[Entries from a dataset]
• • • • •
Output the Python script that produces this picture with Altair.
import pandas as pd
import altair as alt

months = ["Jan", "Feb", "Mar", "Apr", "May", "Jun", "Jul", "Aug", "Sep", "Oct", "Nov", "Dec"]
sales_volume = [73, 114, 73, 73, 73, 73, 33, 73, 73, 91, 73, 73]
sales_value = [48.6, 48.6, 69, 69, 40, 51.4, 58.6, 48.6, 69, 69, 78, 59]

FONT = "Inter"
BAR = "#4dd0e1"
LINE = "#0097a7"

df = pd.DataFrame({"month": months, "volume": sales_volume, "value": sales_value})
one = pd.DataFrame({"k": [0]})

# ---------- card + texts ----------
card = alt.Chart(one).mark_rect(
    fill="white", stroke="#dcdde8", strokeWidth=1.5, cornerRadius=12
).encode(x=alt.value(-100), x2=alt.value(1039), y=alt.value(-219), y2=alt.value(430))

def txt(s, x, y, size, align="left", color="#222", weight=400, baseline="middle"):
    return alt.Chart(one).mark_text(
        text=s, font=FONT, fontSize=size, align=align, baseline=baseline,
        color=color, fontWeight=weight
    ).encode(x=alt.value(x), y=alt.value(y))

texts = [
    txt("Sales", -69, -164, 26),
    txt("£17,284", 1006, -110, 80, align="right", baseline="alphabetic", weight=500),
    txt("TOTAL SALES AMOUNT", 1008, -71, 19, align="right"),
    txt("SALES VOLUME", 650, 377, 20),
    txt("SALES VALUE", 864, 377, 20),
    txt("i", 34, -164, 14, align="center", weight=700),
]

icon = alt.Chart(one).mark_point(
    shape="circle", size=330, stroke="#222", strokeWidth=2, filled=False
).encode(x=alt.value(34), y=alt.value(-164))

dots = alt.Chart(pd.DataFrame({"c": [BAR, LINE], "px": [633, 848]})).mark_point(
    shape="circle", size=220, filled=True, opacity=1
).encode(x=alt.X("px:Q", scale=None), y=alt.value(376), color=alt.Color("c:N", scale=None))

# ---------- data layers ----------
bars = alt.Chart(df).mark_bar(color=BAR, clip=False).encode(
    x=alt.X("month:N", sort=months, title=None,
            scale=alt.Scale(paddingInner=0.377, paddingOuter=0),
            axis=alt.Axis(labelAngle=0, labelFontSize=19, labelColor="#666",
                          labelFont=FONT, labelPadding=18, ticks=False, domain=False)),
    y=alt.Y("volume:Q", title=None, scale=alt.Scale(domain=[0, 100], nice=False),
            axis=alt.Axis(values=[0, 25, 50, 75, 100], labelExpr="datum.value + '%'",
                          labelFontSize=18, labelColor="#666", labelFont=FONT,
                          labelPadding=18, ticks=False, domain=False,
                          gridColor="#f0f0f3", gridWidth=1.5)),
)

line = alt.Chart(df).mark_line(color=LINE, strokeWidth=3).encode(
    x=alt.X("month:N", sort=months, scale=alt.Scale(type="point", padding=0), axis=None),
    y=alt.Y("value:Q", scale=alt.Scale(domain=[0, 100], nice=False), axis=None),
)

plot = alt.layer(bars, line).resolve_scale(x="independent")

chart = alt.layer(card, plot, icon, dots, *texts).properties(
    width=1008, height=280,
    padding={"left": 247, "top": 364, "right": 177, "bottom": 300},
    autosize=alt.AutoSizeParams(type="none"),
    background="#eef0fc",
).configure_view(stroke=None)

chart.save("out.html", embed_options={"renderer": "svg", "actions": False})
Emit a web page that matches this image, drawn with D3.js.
• • • • •
- [Challenge]:
Repeat the listing above without any change.

- [Exercise result]:
Output the Python script that produces this picture with Altair.
import pandas as pd
import altair as alt

months = ["Jan", "Feb", "Mar", "Apr", "May", "Jun", "Jul", "Aug", "Sep", "Oct", "Nov", "Dec"]
sales_volume = [73, 114, 73, 73, 73, 73, 33, 73, 73, 91, 73, 73]
sales_value = [48.6, 48.6, 69, 69, 40, 51.4, 58.6, 48.6, 69, 69, 78, 59]

FONT = "Inter"
BAR = "#4dd0e1"
LINE = "#0097a7"

df = pd.DataFrame({"month": months, "volume": sales_volume, "value": sales_value})
one = pd.DataFrame({"k": [0]})

# ---------- card + texts ----------
card = alt.Chart(one).mark_rect(
    fill="white", stroke="#dcdde8", strokeWidth=1.5, cornerRadius=12
).encode(x=alt.value(-100), x2=alt.value(1039), y=alt.value(-219), y2=alt.value(430))

def txt(s, x, y, size, align="left", color="#222", weight=400, baseline="middle"):
    return alt.Chart(one).mark_text(
        text=s, font=FONT, fontSize=size, align=align, baseline=baseline,
        color=color, fontWeight=weight
    ).encode(x=alt.value(x), y=alt.value(y))

texts = [
    txt("Sales", -69, -164, 26),
    txt("£17,284", 1006, -110, 80, align="right", baseline="alphabetic", weight=500),
    txt("TOTAL SALES AMOUNT", 1008, -71, 19, align="right"),
    txt("SALES VOLUME", 650, 377, 20),
    txt("SALES VALUE", 864, 377, 20),
    txt("i", 34, -164, 14, align="center", weight=700),
]

icon = alt.Chart(one).mark_point(
    shape="circle", size=330, stroke="#222", strokeWidth=2, filled=False
).encode(x=alt.value(34), y=alt.value(-164))

dots = alt.Chart(pd.DataFrame({"c": [BAR, LINE], "px": [633, 848]})).mark_point(
    shape="circle", size=220, filled=True, opacity=1
).encode(x=alt.X("px:Q", scale=None), y=alt.value(376), color=alt.Color("c:N", scale=None))

# ---------- data layers ----------
bars = alt.Chart(df).mark_bar(color=BAR, clip=False).encode(
    x=alt.X("month:N", sort=months, title=None,
            scale=alt.Scale(paddingInner=0.377, paddingOuter=0),
            axis=alt.Axis(labelAngle=0, labelFontSize=19, labelColor="#666",
                          labelFont=FONT, labelPadding=18, ticks=False, domain=False)),
    y=alt.Y("volume:Q", title=None, scale=alt.Scale(domain=[0, 100], nice=False),
            axis=alt.Axis(values=[0, 25, 50, 75, 100], labelExpr="datum.value + '%'",
                          labelFontSize=18, labelColor="#666", labelFont=FONT,
                          labelPadding=18, ticks=False, domain=False,
                          gridColor="#f0f0f3", gridWidth=1.5)),
)

line = alt.Chart(df).mark_line(color=LINE, strokeWidth=3).encode(
    x=alt.X("month:N", sort=months, scale=alt.Scale(type="point", padding=0), axis=None),
    y=alt.Y("value:Q", scale=alt.Scale(domain=[0, 100], nice=False), axis=None),
)

plot = alt.layer(bars, line).resolve_scale(x="independent")

chart = alt.layer(card, plot, icon, dots, *texts).properties(
    width=1008, height=280,
    padding={"left": 247, "top": 364, "right": 177, "bottom": 300},
    autosize=alt.AutoSizeParams(type="none"),
    background="#eef0fc",
).configure_view(stroke=None)

chart.save("out.html", embed_options={"renderer": "svg", "actions": False})
Emit a web page that matches this image, drawn with D3.js.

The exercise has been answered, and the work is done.